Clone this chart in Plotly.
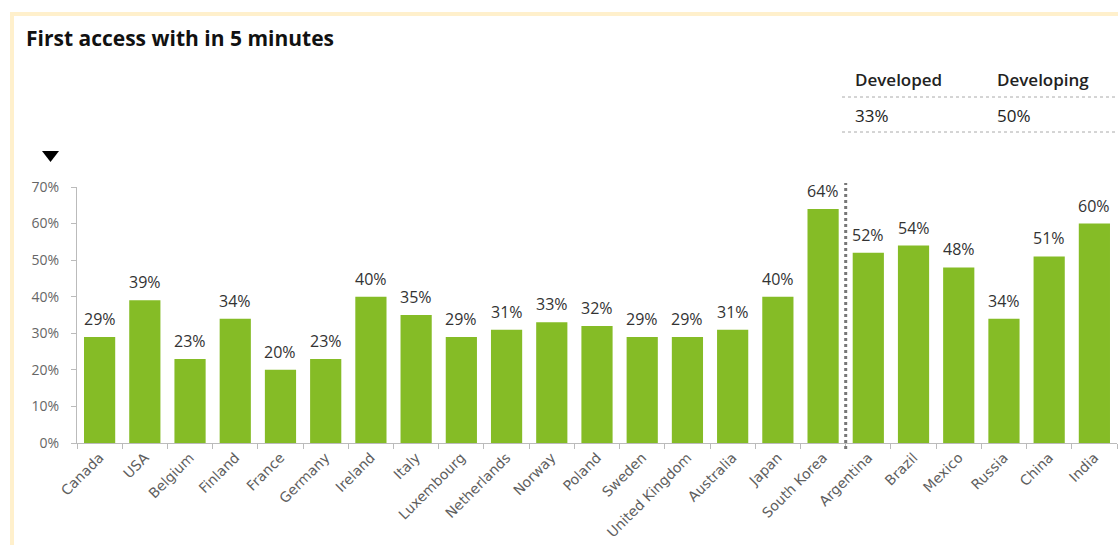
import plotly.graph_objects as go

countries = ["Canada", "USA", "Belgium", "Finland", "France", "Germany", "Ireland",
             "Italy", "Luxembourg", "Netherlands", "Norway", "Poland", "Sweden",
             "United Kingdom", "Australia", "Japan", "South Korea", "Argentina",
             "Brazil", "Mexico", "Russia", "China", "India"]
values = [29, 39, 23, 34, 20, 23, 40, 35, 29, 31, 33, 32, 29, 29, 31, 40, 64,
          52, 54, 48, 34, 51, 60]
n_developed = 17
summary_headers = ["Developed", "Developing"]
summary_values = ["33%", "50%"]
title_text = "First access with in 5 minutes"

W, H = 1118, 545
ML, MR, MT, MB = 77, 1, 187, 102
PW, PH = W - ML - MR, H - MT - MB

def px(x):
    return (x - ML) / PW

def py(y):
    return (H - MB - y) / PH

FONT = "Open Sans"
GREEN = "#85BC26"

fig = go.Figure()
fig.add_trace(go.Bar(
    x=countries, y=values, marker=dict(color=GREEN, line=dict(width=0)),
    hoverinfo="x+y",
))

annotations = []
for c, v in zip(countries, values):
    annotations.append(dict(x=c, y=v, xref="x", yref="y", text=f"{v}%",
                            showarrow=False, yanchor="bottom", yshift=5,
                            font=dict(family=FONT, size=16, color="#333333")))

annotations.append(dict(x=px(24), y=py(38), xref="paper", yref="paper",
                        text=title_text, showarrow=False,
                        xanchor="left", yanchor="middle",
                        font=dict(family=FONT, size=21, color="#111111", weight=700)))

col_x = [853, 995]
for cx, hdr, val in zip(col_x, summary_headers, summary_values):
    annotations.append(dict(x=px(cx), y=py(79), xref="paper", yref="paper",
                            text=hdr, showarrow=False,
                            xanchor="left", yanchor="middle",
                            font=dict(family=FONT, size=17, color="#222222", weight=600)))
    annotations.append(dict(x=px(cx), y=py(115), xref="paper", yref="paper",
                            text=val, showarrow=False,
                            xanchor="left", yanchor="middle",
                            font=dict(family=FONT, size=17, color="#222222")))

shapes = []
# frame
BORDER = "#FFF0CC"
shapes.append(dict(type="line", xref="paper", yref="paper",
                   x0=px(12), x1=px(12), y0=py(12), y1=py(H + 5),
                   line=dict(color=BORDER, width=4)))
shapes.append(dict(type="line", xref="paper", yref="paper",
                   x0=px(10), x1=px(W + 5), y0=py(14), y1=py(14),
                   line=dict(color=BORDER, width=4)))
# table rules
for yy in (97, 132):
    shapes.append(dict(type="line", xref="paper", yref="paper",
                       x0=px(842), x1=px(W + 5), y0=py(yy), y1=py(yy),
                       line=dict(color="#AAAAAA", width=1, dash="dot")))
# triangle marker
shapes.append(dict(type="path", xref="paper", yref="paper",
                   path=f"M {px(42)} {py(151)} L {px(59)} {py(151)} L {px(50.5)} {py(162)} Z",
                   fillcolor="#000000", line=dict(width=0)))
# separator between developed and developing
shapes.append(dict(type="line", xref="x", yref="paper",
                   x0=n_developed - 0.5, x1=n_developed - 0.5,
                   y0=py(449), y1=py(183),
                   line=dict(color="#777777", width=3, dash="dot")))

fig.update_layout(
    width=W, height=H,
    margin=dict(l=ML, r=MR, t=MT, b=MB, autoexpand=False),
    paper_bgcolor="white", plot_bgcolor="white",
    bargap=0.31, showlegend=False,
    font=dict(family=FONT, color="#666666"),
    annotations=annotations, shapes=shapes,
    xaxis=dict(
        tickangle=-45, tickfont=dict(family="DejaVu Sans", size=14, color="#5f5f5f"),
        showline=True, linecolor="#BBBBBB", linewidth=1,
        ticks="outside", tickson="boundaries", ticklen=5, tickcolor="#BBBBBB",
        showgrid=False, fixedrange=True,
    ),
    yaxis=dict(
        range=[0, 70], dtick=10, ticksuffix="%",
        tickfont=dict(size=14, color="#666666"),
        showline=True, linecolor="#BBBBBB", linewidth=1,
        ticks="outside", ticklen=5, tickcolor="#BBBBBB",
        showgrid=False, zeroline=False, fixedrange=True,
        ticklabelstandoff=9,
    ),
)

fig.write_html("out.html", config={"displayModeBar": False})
※
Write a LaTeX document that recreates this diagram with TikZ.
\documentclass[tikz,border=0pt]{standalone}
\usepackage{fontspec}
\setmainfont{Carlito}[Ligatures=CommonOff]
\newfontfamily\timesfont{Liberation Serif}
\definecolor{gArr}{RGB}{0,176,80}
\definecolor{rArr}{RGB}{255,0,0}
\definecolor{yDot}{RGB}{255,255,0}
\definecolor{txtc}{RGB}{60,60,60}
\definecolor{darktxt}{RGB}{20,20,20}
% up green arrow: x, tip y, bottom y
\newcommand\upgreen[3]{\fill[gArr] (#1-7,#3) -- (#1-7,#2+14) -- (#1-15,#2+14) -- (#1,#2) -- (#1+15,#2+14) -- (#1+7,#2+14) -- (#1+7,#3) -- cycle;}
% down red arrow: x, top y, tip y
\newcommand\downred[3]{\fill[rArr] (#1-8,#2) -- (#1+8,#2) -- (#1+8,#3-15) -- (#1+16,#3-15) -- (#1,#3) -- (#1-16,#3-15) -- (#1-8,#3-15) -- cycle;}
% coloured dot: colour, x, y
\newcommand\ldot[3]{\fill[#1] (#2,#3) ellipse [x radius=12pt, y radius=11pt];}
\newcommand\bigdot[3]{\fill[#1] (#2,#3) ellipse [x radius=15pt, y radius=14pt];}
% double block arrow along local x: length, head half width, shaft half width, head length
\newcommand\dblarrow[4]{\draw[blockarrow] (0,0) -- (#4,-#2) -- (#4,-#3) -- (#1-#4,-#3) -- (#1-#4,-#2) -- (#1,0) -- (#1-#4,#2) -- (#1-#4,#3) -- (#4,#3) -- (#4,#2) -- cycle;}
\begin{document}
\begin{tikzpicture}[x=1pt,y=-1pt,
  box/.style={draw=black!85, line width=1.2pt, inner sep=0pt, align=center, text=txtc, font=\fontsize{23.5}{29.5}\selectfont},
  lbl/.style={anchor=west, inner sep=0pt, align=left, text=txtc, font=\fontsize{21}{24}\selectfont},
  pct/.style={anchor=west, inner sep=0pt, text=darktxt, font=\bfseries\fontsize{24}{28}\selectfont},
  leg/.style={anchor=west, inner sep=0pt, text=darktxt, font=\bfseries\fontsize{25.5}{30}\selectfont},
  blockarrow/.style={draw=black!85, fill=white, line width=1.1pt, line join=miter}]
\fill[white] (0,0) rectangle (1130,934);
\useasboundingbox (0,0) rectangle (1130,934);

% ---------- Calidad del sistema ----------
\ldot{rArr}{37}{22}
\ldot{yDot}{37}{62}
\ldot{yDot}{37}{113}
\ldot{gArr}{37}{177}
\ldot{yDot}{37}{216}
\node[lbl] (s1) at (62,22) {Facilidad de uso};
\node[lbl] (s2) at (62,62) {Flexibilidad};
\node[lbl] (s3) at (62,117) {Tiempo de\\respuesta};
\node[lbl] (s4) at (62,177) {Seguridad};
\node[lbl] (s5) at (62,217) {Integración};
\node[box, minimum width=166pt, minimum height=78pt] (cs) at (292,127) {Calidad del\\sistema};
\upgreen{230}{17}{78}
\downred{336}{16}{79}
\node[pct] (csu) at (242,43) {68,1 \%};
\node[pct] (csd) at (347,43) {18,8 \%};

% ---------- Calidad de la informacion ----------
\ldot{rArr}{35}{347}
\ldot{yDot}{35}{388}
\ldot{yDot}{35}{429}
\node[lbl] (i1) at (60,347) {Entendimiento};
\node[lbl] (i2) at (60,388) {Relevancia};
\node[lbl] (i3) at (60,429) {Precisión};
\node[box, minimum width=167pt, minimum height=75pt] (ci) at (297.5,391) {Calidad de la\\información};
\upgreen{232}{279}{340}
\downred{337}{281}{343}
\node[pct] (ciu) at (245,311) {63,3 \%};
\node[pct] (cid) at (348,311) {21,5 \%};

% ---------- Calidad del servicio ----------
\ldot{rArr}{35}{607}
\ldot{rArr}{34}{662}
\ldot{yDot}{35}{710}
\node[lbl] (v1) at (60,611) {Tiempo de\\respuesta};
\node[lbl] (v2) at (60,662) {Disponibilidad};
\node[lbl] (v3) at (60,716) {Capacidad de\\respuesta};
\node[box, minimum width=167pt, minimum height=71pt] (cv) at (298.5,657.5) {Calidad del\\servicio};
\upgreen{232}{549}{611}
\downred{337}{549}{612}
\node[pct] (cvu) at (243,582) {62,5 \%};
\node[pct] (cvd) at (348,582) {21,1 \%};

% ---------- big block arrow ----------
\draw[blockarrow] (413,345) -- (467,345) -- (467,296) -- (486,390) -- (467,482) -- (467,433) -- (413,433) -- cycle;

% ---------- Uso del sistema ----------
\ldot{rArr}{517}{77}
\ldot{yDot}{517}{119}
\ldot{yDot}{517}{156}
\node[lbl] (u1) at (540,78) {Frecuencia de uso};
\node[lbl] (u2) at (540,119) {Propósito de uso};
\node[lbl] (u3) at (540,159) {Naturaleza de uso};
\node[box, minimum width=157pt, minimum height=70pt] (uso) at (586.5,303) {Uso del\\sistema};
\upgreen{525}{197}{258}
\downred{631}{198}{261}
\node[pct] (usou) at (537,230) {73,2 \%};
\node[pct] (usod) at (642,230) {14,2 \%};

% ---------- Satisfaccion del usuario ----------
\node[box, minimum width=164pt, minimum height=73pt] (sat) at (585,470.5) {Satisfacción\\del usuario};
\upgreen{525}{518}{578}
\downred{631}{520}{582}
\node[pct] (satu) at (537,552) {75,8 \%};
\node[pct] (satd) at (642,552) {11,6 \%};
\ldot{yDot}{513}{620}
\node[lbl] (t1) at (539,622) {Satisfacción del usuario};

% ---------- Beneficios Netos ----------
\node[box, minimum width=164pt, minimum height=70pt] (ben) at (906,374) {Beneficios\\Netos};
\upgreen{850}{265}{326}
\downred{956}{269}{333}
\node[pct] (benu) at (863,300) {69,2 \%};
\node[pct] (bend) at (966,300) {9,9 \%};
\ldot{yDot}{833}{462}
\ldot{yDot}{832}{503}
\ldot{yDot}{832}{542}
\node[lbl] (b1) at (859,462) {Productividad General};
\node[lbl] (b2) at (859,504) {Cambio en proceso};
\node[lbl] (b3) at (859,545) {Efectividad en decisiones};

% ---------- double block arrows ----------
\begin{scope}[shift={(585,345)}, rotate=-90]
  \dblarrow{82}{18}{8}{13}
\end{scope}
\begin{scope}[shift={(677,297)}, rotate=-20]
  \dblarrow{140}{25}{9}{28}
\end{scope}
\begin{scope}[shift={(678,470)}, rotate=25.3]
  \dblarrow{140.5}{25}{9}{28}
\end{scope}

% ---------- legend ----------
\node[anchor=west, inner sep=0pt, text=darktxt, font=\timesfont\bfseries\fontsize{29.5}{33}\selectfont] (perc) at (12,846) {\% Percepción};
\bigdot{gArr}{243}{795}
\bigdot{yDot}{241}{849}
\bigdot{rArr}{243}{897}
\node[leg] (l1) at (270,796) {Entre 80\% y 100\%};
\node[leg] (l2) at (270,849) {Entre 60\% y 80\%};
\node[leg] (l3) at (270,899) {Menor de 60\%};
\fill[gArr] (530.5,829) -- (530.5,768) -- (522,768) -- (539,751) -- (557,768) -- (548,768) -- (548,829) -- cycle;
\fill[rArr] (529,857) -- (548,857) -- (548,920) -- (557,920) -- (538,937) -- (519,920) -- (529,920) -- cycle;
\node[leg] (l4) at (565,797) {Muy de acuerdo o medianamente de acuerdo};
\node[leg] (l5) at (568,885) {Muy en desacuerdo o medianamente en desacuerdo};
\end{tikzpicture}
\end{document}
※
Print everything from the line with "Clone this chart in Plotly." down to the line with "import plotly.graph_objects as go", both included, exactly as written and without the pictures.

Clone this chart in Plotly.
import plotly.graph_objects as go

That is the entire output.